**What needs to be done**
Emit the data below verbatim, stripping out any pictures.

** Start of Dataset extract **

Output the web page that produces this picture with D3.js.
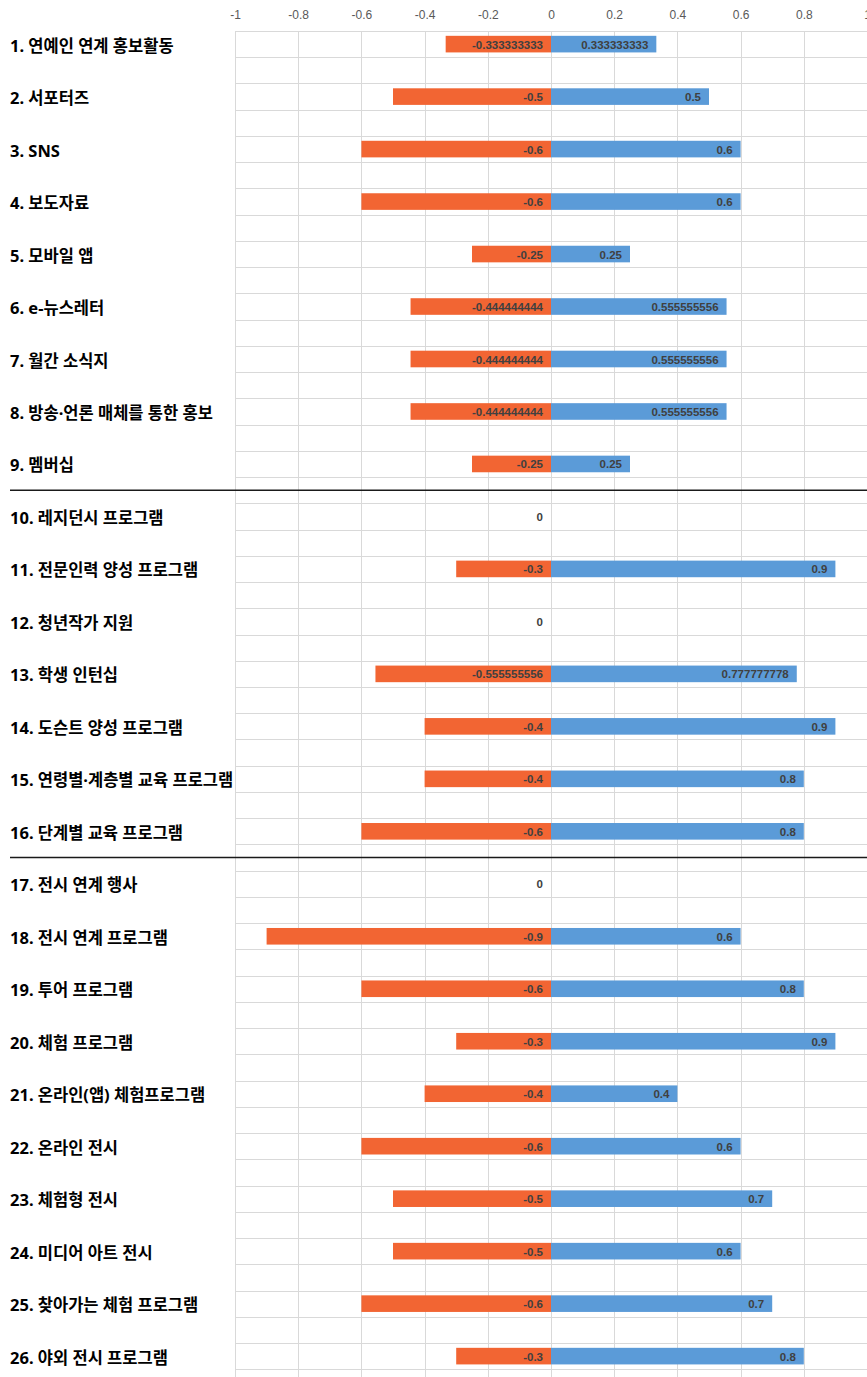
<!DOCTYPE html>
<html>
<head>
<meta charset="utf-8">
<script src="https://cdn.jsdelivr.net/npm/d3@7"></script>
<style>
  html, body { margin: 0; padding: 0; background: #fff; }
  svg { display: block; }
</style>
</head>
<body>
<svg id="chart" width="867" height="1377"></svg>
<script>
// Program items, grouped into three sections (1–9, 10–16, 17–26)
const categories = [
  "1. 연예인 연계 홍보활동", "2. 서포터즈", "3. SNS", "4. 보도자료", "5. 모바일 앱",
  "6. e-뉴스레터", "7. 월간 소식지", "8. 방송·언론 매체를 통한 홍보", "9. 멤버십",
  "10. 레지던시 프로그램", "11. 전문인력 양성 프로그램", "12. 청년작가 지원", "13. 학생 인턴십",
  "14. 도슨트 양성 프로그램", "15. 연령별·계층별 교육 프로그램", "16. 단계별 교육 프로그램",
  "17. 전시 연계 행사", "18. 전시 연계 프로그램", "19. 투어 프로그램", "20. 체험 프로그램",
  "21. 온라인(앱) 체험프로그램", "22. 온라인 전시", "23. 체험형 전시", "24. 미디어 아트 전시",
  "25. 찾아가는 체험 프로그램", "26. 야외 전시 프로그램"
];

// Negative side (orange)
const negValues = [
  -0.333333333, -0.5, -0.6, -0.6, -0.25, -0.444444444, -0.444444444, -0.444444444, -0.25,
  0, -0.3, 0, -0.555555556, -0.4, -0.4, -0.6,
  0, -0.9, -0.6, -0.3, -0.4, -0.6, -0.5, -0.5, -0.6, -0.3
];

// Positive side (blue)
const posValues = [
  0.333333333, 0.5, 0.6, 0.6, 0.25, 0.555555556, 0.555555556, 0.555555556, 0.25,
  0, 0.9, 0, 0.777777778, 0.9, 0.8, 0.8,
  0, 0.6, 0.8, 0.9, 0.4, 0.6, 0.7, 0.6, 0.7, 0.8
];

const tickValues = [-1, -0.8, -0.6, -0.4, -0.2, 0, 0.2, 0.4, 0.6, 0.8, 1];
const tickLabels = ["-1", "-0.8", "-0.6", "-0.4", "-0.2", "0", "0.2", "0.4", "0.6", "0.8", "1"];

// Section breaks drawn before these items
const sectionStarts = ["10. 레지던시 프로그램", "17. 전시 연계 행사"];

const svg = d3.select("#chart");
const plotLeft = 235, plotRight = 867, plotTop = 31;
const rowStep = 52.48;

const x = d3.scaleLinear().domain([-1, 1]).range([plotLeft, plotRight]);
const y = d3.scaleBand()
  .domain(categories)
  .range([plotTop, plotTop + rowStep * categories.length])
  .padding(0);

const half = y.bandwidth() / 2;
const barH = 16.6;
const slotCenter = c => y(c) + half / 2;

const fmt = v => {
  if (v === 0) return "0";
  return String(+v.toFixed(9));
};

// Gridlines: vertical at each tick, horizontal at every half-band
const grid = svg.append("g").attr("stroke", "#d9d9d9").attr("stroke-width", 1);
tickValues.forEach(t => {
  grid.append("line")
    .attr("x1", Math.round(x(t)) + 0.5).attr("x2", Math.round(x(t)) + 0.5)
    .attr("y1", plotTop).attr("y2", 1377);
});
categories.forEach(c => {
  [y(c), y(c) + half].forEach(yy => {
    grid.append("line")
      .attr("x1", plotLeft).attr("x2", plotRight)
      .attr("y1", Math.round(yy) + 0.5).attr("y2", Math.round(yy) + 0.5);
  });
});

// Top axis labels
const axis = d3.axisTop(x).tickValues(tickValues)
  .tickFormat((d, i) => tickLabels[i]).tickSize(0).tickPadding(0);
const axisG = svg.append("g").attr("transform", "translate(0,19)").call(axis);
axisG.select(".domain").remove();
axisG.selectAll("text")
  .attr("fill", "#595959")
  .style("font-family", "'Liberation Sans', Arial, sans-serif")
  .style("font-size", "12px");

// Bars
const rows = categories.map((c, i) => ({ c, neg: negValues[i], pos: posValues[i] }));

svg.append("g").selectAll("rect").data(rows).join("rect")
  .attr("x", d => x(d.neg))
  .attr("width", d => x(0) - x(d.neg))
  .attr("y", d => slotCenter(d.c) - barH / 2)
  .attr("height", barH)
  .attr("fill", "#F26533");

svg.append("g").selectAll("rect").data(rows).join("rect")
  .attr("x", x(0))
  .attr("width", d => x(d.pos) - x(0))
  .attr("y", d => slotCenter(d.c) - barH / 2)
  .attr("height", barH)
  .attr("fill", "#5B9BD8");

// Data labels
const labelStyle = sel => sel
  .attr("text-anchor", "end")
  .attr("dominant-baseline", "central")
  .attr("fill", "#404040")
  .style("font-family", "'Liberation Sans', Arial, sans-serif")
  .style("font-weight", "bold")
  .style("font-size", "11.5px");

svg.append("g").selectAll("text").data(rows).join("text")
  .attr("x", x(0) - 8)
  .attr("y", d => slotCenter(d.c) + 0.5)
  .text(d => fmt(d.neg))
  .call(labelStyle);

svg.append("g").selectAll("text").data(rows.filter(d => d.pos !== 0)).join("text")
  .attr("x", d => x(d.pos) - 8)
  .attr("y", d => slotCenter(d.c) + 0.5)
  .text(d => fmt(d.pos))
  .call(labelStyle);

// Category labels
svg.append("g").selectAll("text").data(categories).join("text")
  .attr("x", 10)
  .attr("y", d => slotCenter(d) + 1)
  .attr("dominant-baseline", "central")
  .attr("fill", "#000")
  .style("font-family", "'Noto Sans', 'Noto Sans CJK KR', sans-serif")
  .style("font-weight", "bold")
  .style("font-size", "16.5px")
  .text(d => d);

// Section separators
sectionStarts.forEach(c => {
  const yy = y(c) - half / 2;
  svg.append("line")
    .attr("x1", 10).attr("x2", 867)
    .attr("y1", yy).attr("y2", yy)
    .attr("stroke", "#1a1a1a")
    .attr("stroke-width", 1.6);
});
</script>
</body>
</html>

** End of Dataset extract **

**Reply to the exercise**
Output the web page that produces this picture with D3.js.
<!DOCTYPE html>
<html>
<head>
<meta charset="utf-8">
<script src="https://cdn.jsdelivr.net/npm/d3@7"></script>
<style>
  html, body { margin: 0; padding: 0; background: #fff; }
  svg { display: block; }
</style>
</head>
<body>
<svg id="chart" width="867" height="1377"></svg>
<script>
// Program items, grouped into three sections (1–9, 10–16, 17–26)
const categories = [
  "1. 연예인 연계 홍보활동", "2. 서포터즈", "3. SNS", "4. 보도자료", "5. 모바일 앱",
  "6. e-뉴스레터", "7. 월간 소식지", "8. 방송·언론 매체를 통한 홍보", "9. 멤버십",
  "10. 레지던시 프로그램", "11. 전문인력 양성 프로그램", "12. 청년작가 지원", "13. 학생 인턴십",
  "14. 도슨트 양성 프로그램", "15. 연령별·계층별 교육 프로그램", "16. 단계별 교육 프로그램",
  "17. 전시 연계 행사", "18. 전시 연계 프로그램", "19. 투어 프로그램", "20. 체험 프로그램",
  "21. 온라인(앱) 체험프로그램", "22. 온라인 전시", "23. 체험형 전시", "24. 미디어 아트 전시",
  "25. 찾아가는 체험 프로그램", "26. 야외 전시 프로그램"
];

// Negative side (orange)
const negValues = [
  -0.333333333, -0.5, -0.6, -0.6, -0.25, -0.444444444, -0.444444444, -0.444444444, -0.25,
  0, -0.3, 0, -0.555555556, -0.4, -0.4, -0.6,
  0, -0.9, -0.6, -0.3, -0.4, -0.6, -0.5, -0.5, -0.6, -0.3
];

// Positive side (blue)
const posValues = [
  0.333333333, 0.5, 0.6, 0.6, 0.25, 0.555555556, 0.555555556, 0.555555556, 0.25,
  0, 0.9, 0, 0.777777778, 0.9, 0.8, 0.8,
  0, 0.6, 0.8, 0.9, 0.4, 0.6, 0.7, 0.6, 0.7, 0.8
];

const tickValues = [-1, -0.8, -0.6, -0.4, -0.2, 0, 0.2, 0.4, 0.6, 0.8, 1];
const tickLabels = ["-1", "-0.8", "-0.6", "-0.4", "-0.2", "0", "0.2", "0.4", "0.6", "0.8", "1"];

// Section breaks drawn before these items
const sectionStarts = ["10. 레지던시 프로그램", "17. 전시 연계 행사"];

const svg = d3.select("#chart");
const plotLeft = 235, plotRight = 867, plotTop = 31;
const rowStep = 52.48;

const x = d3.scaleLinear().domain([-1, 1]).range([plotLeft, plotRight]);
const y = d3.scaleBand()
  .domain(categories)
  .range([plotTop, plotTop + rowStep * categories.length])
  .padding(0);

const half = y.bandwidth() / 2;
const barH = 16.6;
const slotCenter = c => y(c) + half / 2;

const fmt = v => {
  if (v === 0) return "0";
  return String(+v.toFixed(9));
};

// Gridlines: vertical at each tick, horizontal at every half-band
const grid = svg.append("g").attr("stroke", "#d9d9d9").attr("stroke-width", 1);
tickValues.forEach(t => {
  grid.append("line")
    .attr("x1", Math.round(x(t)) + 0.5).attr("x2", Math.round(x(t)) + 0.5)
    .attr("y1", plotTop).attr("y2", 1377);
});
categories.forEach(c => {
  [y(c), y(c) + half].forEach(yy => {
    grid.append("line")
      .attr("x1", plotLeft).attr("x2", plotRight)
      .attr("y1", Math.round(yy) + 0.5).attr("y2", Math.round(yy) + 0.5);
  });
});

// Top axis labels
const axis = d3.axisTop(x).tickValues(tickValues)
  .tickFormat((d, i) => tickLabels[i]).tickSize(0).tickPadding(0);
const axisG = svg.append("g").attr("transform", "translate(0,19)").call(axis);
axisG.select(".domain").remove();
axisG.selectAll("text")
  .attr("fill", "#595959")
  .style("font-family", "'Liberation Sans', Arial, sans-serif")
  .style("font-size", "12px");

// Bars
const rows = categories.map((c, i) => ({ c, neg: negValues[i], pos: posValues[i] }));

svg.append("g").selectAll("rect").data(rows).join("rect")
  .attr("x", d => x(d.neg))
  .attr("width", d => x(0) - x(d.neg))
  .attr("y", d => slotCenter(d.c) - barH / 2)
  .attr("height", barH)
  .attr("fill", "#F26533");

svg.append("g").selectAll("rect").data(rows).join("rect")
  .attr("x", x(0))
  .attr("width", d => x(d.pos) - x(0))
  .attr("y", d => slotCenter(d.c) - barH / 2)
  .attr("height", barH)
  .attr("fill", "#5B9BD8");

// Data labels
const labelStyle = sel => sel
  .attr("text-anchor", "end")
  .attr("dominant-baseline", "central")
  .attr("fill", "#404040")
  .style("font-family", "'Liberation Sans', Arial, sans-serif")
  .style("font-weight", "bold")
  .style("font-size", "11.5px");

svg.append("g").selectAll("text").data(rows).join("text")
  .attr("x", x(0) - 8)
  .attr("y", d => slotCenter(d.c) + 0.5)
  .text(d => fmt(d.neg))
  .call(labelStyle);

svg.append("g").selectAll("text").data(rows.filter(d => d.pos !== 0)).join("text")
  .attr("x", d => x(d.pos) - 8)
  .attr("y", d => slotCenter(d.c) + 0.5)
  .text(d => fmt(d.pos))
  .call(labelStyle);

// Category labels
svg.append("g").selectAll("text").data(categories).join("text")
  .attr("x", 10)
  .attr("y", d => slotCenter(d) + 1)
  .attr("dominant-baseline", "central")
  .attr("fill", "#000")
  .style("font-family", "'Noto Sans', 'Noto Sans CJK KR', sans-serif")
  .style("font-weight", "bold")
  .style("font-size", "16.5px")
  .text(d => d);

// Section separators
sectionStarts.forEach(c => {
  const yy = y(c) - half / 2;
  svg.append("line")
    .attr("x1", 10).attr("x2", 867)
    .attr("y1", yy).attr("y2", yy)
    .attr("stroke", "#1a1a1a")
    .attr("stroke-width", 1.6);
});
</script>
</body>
</html>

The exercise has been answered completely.